Copy the lines of the data below exactly, starting at the first and stopping after the line that contains "mean_2050 = 24.7"; include no pictures.

■ **A run of records**:
────────

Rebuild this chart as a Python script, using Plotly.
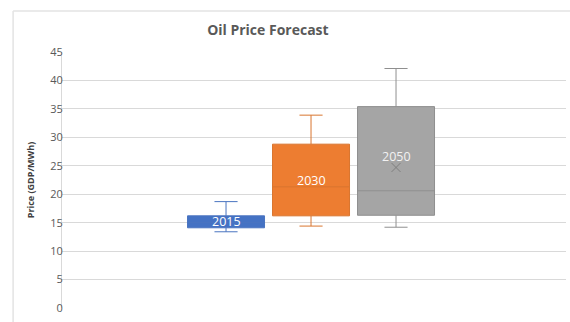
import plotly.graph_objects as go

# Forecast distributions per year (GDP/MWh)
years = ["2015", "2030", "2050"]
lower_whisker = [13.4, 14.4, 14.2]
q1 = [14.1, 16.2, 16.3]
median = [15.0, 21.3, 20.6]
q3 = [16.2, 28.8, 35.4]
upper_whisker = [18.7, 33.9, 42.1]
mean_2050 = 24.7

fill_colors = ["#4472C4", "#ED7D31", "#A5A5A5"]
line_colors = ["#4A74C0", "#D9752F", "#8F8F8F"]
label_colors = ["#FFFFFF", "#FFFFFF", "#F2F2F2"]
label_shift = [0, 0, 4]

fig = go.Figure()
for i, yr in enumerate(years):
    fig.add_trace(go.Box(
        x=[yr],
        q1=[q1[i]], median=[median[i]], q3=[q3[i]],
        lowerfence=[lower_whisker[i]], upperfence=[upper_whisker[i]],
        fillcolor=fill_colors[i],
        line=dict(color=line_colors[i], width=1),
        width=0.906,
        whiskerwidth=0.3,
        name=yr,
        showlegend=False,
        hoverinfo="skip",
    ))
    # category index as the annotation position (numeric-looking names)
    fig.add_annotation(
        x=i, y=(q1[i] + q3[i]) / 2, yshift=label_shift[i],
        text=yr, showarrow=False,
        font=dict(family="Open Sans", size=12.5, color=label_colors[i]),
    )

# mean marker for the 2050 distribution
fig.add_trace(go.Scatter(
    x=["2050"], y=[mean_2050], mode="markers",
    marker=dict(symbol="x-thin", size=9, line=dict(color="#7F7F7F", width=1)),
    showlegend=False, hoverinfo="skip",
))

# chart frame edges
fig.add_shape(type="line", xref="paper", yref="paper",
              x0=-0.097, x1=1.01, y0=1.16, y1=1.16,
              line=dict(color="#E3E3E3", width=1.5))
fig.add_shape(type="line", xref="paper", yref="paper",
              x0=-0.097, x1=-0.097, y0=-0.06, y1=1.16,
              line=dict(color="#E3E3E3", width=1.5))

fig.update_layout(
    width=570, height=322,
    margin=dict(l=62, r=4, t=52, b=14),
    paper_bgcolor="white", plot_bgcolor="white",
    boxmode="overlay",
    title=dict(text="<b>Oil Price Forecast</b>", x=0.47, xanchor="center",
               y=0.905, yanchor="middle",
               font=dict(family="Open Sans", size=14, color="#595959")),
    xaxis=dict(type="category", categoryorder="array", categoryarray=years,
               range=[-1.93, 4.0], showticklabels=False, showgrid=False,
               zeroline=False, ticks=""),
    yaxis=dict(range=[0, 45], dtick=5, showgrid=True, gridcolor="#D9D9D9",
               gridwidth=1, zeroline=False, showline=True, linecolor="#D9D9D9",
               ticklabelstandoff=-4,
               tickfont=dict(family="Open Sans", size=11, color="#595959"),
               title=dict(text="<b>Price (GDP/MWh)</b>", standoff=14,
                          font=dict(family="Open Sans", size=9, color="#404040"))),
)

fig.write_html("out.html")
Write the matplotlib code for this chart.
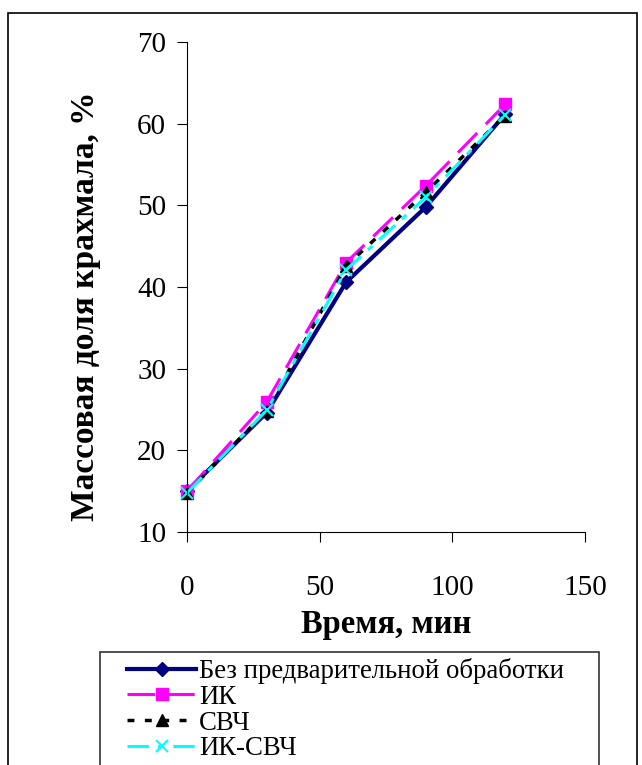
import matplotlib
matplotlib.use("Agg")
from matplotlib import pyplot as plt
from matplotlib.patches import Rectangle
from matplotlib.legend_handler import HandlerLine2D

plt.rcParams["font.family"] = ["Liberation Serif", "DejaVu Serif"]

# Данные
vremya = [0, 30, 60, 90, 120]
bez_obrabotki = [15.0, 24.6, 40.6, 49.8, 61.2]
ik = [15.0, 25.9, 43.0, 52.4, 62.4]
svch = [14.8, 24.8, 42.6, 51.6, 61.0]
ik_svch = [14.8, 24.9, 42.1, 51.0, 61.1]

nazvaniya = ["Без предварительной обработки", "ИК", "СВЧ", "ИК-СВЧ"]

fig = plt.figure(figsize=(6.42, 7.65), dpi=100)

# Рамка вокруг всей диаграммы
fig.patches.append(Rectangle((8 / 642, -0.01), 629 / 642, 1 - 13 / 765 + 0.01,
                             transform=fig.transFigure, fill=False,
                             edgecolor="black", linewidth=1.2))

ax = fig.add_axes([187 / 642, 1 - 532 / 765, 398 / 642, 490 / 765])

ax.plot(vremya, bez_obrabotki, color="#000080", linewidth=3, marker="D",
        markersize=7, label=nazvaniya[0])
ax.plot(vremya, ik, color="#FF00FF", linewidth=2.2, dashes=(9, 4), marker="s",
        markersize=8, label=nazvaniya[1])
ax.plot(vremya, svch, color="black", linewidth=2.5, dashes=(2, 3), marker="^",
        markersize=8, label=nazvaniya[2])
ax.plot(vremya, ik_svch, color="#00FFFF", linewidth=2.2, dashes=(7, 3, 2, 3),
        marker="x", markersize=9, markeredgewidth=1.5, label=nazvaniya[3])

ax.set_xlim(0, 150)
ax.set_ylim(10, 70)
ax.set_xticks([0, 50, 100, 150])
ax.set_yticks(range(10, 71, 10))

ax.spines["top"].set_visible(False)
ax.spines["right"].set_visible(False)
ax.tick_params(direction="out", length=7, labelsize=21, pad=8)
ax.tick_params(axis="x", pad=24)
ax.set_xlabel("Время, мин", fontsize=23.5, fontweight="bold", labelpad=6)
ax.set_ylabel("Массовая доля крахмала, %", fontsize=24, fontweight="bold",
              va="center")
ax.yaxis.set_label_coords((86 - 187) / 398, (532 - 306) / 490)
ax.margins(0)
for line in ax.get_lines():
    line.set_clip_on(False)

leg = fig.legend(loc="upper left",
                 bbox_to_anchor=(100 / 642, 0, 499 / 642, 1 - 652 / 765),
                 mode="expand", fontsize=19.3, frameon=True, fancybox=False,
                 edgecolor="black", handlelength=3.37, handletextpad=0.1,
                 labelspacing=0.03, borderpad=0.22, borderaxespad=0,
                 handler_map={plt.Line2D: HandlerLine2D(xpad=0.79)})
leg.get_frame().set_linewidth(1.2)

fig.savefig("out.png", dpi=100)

────────

■ **Result of this task**:
Rebuild this chart as a Python script, using Plotly.
import plotly.graph_objects as go

# Forecast distributions per year (GDP/MWh)
years = ["2015", "2030", "2050"]
lower_whisker = [13.4, 14.4, 14.2]
q1 = [14.1, 16.2, 16.3]
median = [15.0, 21.3, 20.6]
q3 = [16.2, 28.8, 35.4]
upper_whisker = [18.7, 33.9, 42.1]
mean_2050 = 24.7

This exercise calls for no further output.